Because of the low physiologic levels of erythropoietin in neonates, the role of recombinant human erythropoietin ( rhEPO ) has been investigated for the treatment of anemia in neonates, particularly VLBW infants. A Cochrane review documented that rhEPO is associated with a significant reduction in the number of blood transfusions per infant, but also a significantly increased risk of retinopathy of prematurity. There were no differences in mortality or other neonatal morbidities among infants who did or did not receive rhEPO. Because of these limited benefits and potential serious risks of early rhEPO therapy, there is currently no strong indication for the routine use of rhEPO in infants with anemia, although it should be considered in individual settings.

Pathogenesis

Alloimmune hemolytic disease from RhD antigen incompatibility is approximately 3 times more common among whites than among blacks, because of differences in Rh allele frequency.
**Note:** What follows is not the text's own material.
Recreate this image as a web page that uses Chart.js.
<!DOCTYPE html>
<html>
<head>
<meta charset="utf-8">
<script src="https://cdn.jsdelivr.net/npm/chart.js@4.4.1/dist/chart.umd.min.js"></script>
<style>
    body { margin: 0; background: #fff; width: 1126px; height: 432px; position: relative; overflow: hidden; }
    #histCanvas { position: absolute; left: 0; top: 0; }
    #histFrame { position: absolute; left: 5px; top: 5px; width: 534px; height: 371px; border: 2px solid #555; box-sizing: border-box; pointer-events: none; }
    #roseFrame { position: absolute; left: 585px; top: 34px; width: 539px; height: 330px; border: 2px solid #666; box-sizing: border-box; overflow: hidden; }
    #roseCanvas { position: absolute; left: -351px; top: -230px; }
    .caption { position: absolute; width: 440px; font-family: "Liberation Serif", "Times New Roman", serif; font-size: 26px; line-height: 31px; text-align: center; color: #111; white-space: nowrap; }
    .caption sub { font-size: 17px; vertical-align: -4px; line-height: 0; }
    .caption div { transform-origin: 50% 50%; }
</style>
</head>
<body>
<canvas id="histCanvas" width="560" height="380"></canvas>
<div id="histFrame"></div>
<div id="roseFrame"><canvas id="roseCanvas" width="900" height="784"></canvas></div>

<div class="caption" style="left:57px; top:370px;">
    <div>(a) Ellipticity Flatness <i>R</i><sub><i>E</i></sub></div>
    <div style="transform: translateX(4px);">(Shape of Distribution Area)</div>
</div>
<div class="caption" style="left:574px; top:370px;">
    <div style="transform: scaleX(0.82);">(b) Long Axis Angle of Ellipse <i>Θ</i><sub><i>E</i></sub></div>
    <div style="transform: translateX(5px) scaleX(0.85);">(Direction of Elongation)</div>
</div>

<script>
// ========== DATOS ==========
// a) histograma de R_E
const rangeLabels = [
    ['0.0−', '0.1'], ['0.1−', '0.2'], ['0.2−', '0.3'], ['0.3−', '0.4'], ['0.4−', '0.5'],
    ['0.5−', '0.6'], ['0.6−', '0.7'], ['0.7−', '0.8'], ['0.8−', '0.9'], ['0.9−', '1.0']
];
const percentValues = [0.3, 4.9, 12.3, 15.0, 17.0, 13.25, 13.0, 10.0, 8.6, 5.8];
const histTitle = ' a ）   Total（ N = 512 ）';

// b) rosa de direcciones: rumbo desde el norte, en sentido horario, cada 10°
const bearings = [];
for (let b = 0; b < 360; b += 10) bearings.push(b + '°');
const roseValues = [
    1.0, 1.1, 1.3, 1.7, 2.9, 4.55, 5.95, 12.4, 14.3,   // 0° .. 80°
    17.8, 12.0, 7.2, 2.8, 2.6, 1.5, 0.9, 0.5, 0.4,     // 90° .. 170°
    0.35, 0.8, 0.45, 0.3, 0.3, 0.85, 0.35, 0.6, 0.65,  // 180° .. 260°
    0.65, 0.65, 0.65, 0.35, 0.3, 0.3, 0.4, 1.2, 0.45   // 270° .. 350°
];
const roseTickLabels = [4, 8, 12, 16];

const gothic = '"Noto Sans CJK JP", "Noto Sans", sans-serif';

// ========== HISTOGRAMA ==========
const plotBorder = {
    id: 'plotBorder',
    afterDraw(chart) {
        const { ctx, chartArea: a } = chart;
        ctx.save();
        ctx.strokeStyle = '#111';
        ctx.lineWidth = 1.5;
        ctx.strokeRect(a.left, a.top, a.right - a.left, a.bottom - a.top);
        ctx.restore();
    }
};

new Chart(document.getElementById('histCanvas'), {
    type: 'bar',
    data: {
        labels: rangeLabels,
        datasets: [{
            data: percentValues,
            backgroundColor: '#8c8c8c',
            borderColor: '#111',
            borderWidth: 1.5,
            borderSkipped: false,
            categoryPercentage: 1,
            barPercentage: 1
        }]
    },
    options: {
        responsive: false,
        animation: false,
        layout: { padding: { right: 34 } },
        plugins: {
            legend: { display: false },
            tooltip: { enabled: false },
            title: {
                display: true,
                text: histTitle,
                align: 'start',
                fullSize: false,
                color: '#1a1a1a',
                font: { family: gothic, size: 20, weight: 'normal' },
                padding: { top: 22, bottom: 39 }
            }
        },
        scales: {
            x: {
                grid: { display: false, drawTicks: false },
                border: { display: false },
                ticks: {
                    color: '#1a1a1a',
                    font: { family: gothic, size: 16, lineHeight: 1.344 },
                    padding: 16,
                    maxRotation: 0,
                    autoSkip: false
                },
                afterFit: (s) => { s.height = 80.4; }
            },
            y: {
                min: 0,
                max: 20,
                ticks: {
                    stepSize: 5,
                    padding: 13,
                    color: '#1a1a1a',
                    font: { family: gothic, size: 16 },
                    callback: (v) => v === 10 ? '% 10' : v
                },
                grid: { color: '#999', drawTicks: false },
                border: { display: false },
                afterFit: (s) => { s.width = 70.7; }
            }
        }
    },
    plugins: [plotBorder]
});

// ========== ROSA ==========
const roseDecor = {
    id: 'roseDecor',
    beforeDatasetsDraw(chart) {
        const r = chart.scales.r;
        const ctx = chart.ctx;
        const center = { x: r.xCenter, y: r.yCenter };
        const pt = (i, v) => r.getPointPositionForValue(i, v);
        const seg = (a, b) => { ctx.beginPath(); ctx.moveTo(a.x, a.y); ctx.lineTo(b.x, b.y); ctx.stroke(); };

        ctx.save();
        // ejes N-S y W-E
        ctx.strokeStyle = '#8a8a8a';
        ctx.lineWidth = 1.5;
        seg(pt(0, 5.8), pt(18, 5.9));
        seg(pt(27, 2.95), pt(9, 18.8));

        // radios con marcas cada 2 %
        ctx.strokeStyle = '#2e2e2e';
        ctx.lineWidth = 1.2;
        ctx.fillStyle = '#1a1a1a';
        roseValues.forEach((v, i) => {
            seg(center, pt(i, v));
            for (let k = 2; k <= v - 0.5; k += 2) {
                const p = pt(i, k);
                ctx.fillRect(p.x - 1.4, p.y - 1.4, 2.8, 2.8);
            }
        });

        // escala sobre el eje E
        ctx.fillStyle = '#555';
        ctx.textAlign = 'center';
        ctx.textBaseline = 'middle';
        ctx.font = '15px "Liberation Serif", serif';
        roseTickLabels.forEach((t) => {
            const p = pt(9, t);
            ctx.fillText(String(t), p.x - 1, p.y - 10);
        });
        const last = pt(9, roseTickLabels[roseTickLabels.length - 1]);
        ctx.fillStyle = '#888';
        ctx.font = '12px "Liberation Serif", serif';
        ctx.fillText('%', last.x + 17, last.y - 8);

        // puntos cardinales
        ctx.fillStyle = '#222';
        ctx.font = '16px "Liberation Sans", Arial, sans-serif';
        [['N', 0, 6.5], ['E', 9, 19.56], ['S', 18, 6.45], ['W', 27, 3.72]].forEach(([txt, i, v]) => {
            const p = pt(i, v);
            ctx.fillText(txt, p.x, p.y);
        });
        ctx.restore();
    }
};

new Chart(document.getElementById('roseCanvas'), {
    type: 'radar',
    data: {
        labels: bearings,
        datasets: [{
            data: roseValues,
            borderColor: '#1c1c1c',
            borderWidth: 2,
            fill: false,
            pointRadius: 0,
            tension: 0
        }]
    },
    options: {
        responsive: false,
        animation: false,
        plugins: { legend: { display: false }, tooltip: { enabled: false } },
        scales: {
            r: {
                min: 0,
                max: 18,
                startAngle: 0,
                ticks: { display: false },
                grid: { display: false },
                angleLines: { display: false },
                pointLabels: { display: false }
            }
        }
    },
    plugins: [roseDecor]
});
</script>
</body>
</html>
Approximately 85% of Caucasians express RhD antigen ( Rh-positive ), whereas 99% of persons from Africa or Asia are Rh-positive. When Rh-positive blood is infused into an unsensitized Rh-negative woman, antibody formation against the mismatched Rh antigen is induced in the recipient. This can occur through transfusion, but the typical scenario is when small quantities (usually >1 mL) of Rh-positive fetal blood, inherited from an Rh-positive father, enter the maternal circulation during pregnancy, through spontaneous or induced abortion, or at delivery. Once sensitization has occurred, considerably smaller doses of antigen can stimulate an increase in antibody titer. Initially, a rise in immunoglobulin (Ig) M antibody occurs, which is later replaced by IgG antibody. Unlike IgM antibodies, IgG readily crosses the placenta to cause hemolytic manifestations.

HDFN requires Rh-antigen mismatch between the infant and the mother, with prior maternal exposure to RBCs expressing the cognate antigen. Hemolytic disease rarely occurs during a first pregnancy because transfusion of Rh-positive fetal blood into an Rh-negative mother usually occurs near the time of delivery, which is too late for the mother to become sensitized and transmit antibody to that infant before delivery. However, fetal-to-maternal transfusion is thought to occur in only 50% of pregnancies, so Rh incompatibility does not always lead to Rh sensitization. Another important factor is the allele frequency of the RhD antigen because homozygous Rh-positive fathers must transmit the antigen to the fetus, whereas heterozygous fathers have only a 50% chance of having Rh-positive offspring. A smaller family size also reduces the risk of sensitization.

The outcome for Rh-incompatible fetuses varies greatly, depending on the characteristics of both the RBC antigen and the maternal antibodies. Not all maternal-fetal antigen incompatibility leads to alloimmunization and hemolysis. Factors that affect the outcome of antigen-positive fetuses include differential immunogenicity of blood group antigens (RhD antigen being the most immunogenic), a threshold effect of fetomaternal transfusions (a certain amount of the immunizing blood cell antigen is required to induce the maternal immune response), the type of antibody response (IgG antibodies are more efficiently transferred across the placenta to the fetus), and differences in the maternal immune response, presumably related to differences in the efficiency of antigen presentation by various major histocompatibility complex (MHC) loci.

Notably, when the mother and fetus are also ABO incompatible, the Rh-negative mother is partially protected against sensitization due to rapid removal of the fetal Rh-positive cells by maternal isohemagglutinins (preexisting IgM anti-A or anti-B antibodies that do not cross the placenta). Once a mother has been sensitized, all subsequent infants expressing that cognate antigen on RBCs are at risk for HDFN. The severity of Rh illness typically worsens with successive pregnancies because of repeated immune stimulation. The likelihood that Rh sensitization affects a mother's childbearing potential argues urgently for the prevention of sensitization. The injection of anti-Rh immune globulin (RhoGAM) into the Rh-negative mother, both during pregnancy and immediately after the delivery of each Rh-positive infant, reduces HDFN caused by RhD alloimmunization.